[Exercise]: Quote only the span from the first line of the entries to the line containing "(join) at (293,842);", both ends kept. Leave every picture out.

--- START Available records ---

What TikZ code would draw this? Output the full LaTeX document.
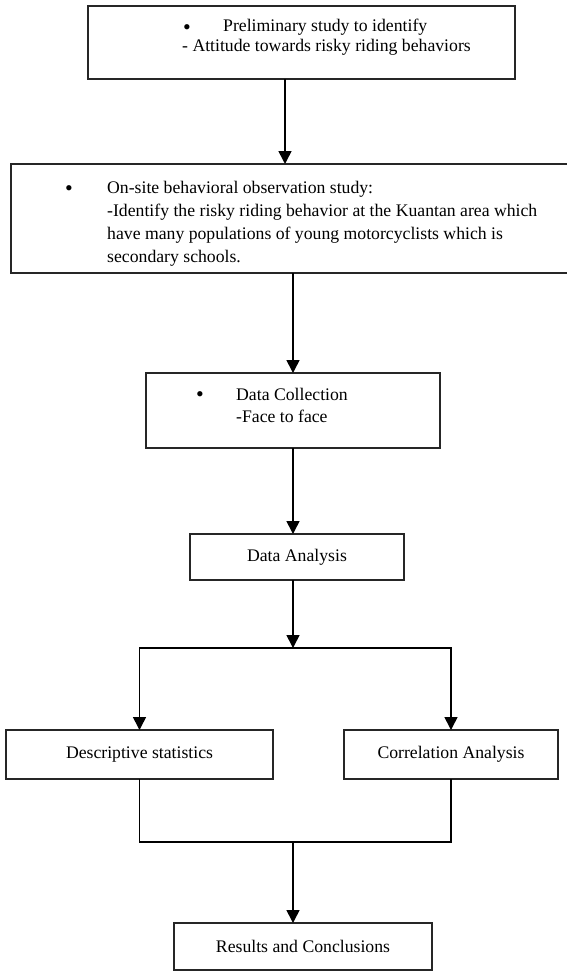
\documentclass[tikz,border=0pt]{standalone}
\usepackage{fontspec}
\setmainfont{Liberation Serif}
\usetikzlibrary{arrows.meta}

\tikzset{
  box/.style={draw=black!85, line width=1.6pt, inner sep=0pt, outer sep=0pt},
  arr/.style={line width=1.6pt, -{Triangle[length=13pt,width=13pt]}},
  txt/.style={anchor=base west, inner sep=0pt},
  dot/.style={inner sep=0pt, font=\fontsize{22}{22}\selectfont, text height=8pt, text depth=0pt},
}

\begin{document}
\begin{tikzpicture}[x=1pt,y=-1pt,font=\fontsize{17.7}{22}\selectfont]
\useasboundingbox (0,0) rectangle (567,972);

% boxes
\node[box,minimum width=427pt,minimum height=73pt] (prelim) at (301.5,42.5) {};
\node[box,minimum width=564pt,minimum height=109pt] (observe) at (293,218.5) {};
\node[box,minimum width=294pt,minimum height=75pt] (collect) at (293,410.5) {};
\node[box,minimum width=214pt,minimum height=46pt] (analysis) at (297,557) {Data Analysis};
\node[box,minimum width=267pt,minimum height=49pt] (descr) at (139.5,754.5) {Descriptive statistics};
\node[box,minimum width=214pt,minimum height=49pt] (corr) at (451,754.5) {Correlation Analysis};
\node[box,minimum width=258pt,minimum height=47pt] (result) at (303,946.5) {Results and Conclusions};

% texts in the upper boxes
\node[dot] (prelimDot) at (187,30) {\textbullet};
\node[txt] (prelimA) at (223,31) {Preliminary study to identify};
\node[txt] (prelimB) at (182,51) {- Attitude towards risky riding behaviors};

\node[dot] (observeDot) at (69,191) {\textbullet};
\node[txt] (observeA) at (107,193) {On-site behavioral observation study:};
\node[txt] (observeB) at (107,216) {-Identify the risky riding behavior at the Kuantan area which};
\node[txt] (observeC) at (107,239) {have many populations of young motorcyclists which is};
\node[txt] (observeD) at (107,262) {secondary schools.};

\node[dot] (collectDot) at (200,397) {\textbullet};
\node[txt] (collectA) at (236,400) {Data Collection};
\node[txt] (collectB) at (236,422) {-Face to face};

% flow
\coordinate (top) at (285,0);
\coordinate (split) at (293,648);
\coordinate (join) at (293,842);

\draw[arr] (prelim.south -| top) -- (observe.north -| top);
\draw[arr] (observe.south) -- (collect.north);
\draw[arr] (collect.south) -- (collect.south |- analysis.north);
\draw[arr] (analysis.south -| split) -- (split);
\draw[arr] (split) -| (descr.north);
\draw[arr] (split) -| (corr.north);
\draw[line width=1.6pt] (descr.south) |- (join) -| (corr.south);
\draw[arr] (join) -- (join |- result.north);

\end{tikzpicture}
\end{document}
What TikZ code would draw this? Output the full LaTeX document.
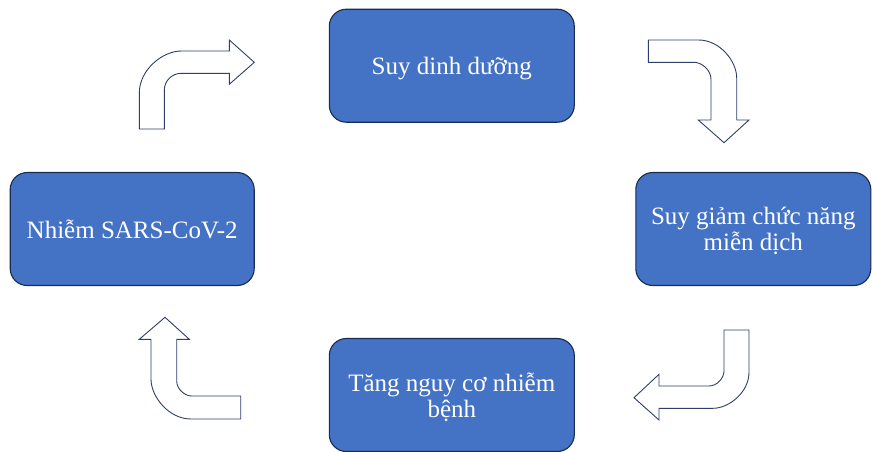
\documentclass[tikz,border=0pt]{standalone}
\usepackage{fontspec}
\setmainfont{Liberation Serif}
\usepackage{tikz}
\definecolor{boxblue}{HTML}{4472C4}
\definecolor{boxedge}{HTML}{172C51}
\definecolor{arrowedge}{HTML}{2E3F6B}

\begin{document}
\begin{tikzpicture}
            [x=1pt, y=-1pt,
             stagebox/.style={shape=rectangle, rounded corners=17pt, draw=boxedge, line width=1.1pt,
                              fill=boxblue, text=white, align=center, inner sep=0pt, text depth=0pt,
                              minimum height=113pt, font=\fontsize{25}{25.5}\selectfont},
             bentarrow/.style={draw=arrowedge, fill=white, line width=0.9pt, line join=miter}]
            \useasboundingbox (0, 0) rectangle (872, 451);

            \node[stagebox, minimum width=245pt] (malnutrition) at (451.8, 65.7) {Suy dinh dưỡng};
            \node[stagebox, minimum width=235pt] (immunity) at (753.3, 229) {Suy giảm chức năng\\miễn dịch};
            \node[stagebox, minimum width=245pt] (infection) at (451.8, 395) {Tăng nguy cơ nhiễm\\bệnh};
            \node[stagebox, minimum width=244pt] (covid) at (132.2, 229) {Nhiễm SARS-CoV-2};

            % bent block arrows between the stages
            \draw[bentarrow] (139.3, 129) -- (139.3, 93) .. controls (139.3, 69.8) and (162.5, 51) .. (181.3, 51)
                -- (229.3, 51) -- (229.3, 40) -- (254.3, 62.3) -- (229.3, 84.3) -- (229.3, 73.3) -- (181.3, 73.3)
                .. controls (171.9, 73.3) and (164.3, 80.9) .. (164.3, 90.3) -- (164.3, 129) -- cycle;
            \draw[bentarrow] (648.3, 40) -- (698.7, 40) .. controls (719.7, 40) and (736.7, 61) .. (736.7, 78)
                -- (736.7, 120) -- (749, 120) -- (724, 142.7) -- (698.3, 120) -- (711, 120) -- (711, 79.3)
                .. controls (711, 69.9) and (701.6, 62.3) .. (694, 62.3) -- (648.3, 62.3) -- cycle;
            \draw[bentarrow] (724, 330) -- (749, 330) -- (749, 372.3) .. controls (749, 392.2) and (729.1, 408.3) .. (713, 408.3)
                -- (659, 408.3) -- (659, 420) -- (634, 397.7) -- (659, 374.3) -- (659, 386) -- (709, 386)
                .. controls (717.3, 386) and (724, 377.7) .. (724, 371) -- cycle;
            \draw[bentarrow] (240.7, 419) -- (191, 419) .. controls (168.9, 419) and (151, 396.9) .. (151, 379)
                -- (151, 339.3) -- (139.3, 339.3) -- (165, 317.3) -- (189.3, 339.3) -- (176.7, 339.3) -- (176.7, 381)
                .. controls (176.7, 389.3) and (185, 396) .. (191.7, 396) -- (240.7, 396) -- cycle;
        \end{tikzpicture}
\end{document}
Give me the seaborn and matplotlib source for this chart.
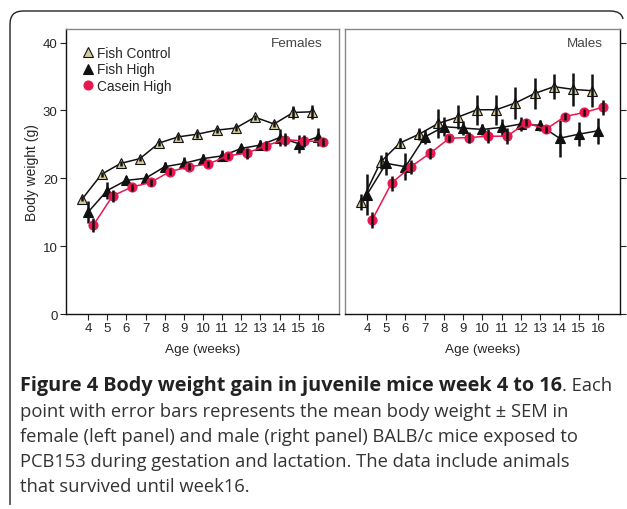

--- END Available records ---

[Expected answer]:
What TikZ code would draw this? Output the full LaTeX document.
\documentclass[tikz,border=0pt]{standalone}
\usepackage{fontspec}
\setmainfont{Liberation Serif}
\usetikzlibrary{arrows.meta}

\tikzset{
  box/.style={draw=black!85, line width=1.6pt, inner sep=0pt, outer sep=0pt},
  arr/.style={line width=1.6pt, -{Triangle[length=13pt,width=13pt]}},
  txt/.style={anchor=base west, inner sep=0pt},
  dot/.style={inner sep=0pt, font=\fontsize{22}{22}\selectfont, text height=8pt, text depth=0pt},
}

\begin{document}
\begin{tikzpicture}[x=1pt,y=-1pt,font=\fontsize{17.7}{22}\selectfont]
\useasboundingbox (0,0) rectangle (567,972);

% boxes
\node[box,minimum width=427pt,minimum height=73pt] (prelim) at (301.5,42.5) {};
\node[box,minimum width=564pt,minimum height=109pt] (observe) at (293,218.5) {};
\node[box,minimum width=294pt,minimum height=75pt] (collect) at (293,410.5) {};
\node[box,minimum width=214pt,minimum height=46pt] (analysis) at (297,557) {Data Analysis};
\node[box,minimum width=267pt,minimum height=49pt] (descr) at (139.5,754.5) {Descriptive statistics};
\node[box,minimum width=214pt,minimum height=49pt] (corr) at (451,754.5) {Correlation Analysis};
\node[box,minimum width=258pt,minimum height=47pt] (result) at (303,946.5) {Results and Conclusions};

% texts in the upper boxes
\node[dot] (prelimDot) at (187,30) {\textbullet};
\node[txt] (prelimA) at (223,31) {Preliminary study to identify};
\node[txt] (prelimB) at (182,51) {- Attitude towards risky riding behaviors};

\node[dot] (observeDot) at (69,191) {\textbullet};
\node[txt] (observeA) at (107,193) {On-site behavioral observation study:};
\node[txt] (observeB) at (107,216) {-Identify the risky riding behavior at the Kuantan area which};
\node[txt] (observeC) at (107,239) {have many populations of young motorcyclists which is};
\node[txt] (observeD) at (107,262) {secondary schools.};

\node[dot] (collectDot) at (200,397) {\textbullet};
\node[txt] (collectA) at (236,400) {Data Collection};
\node[txt] (collectB) at (236,422) {-Face to face};

% flow
\coordinate (top) at (285,0);
\coordinate (split) at (293,648);
\coordinate (join) at (293,842);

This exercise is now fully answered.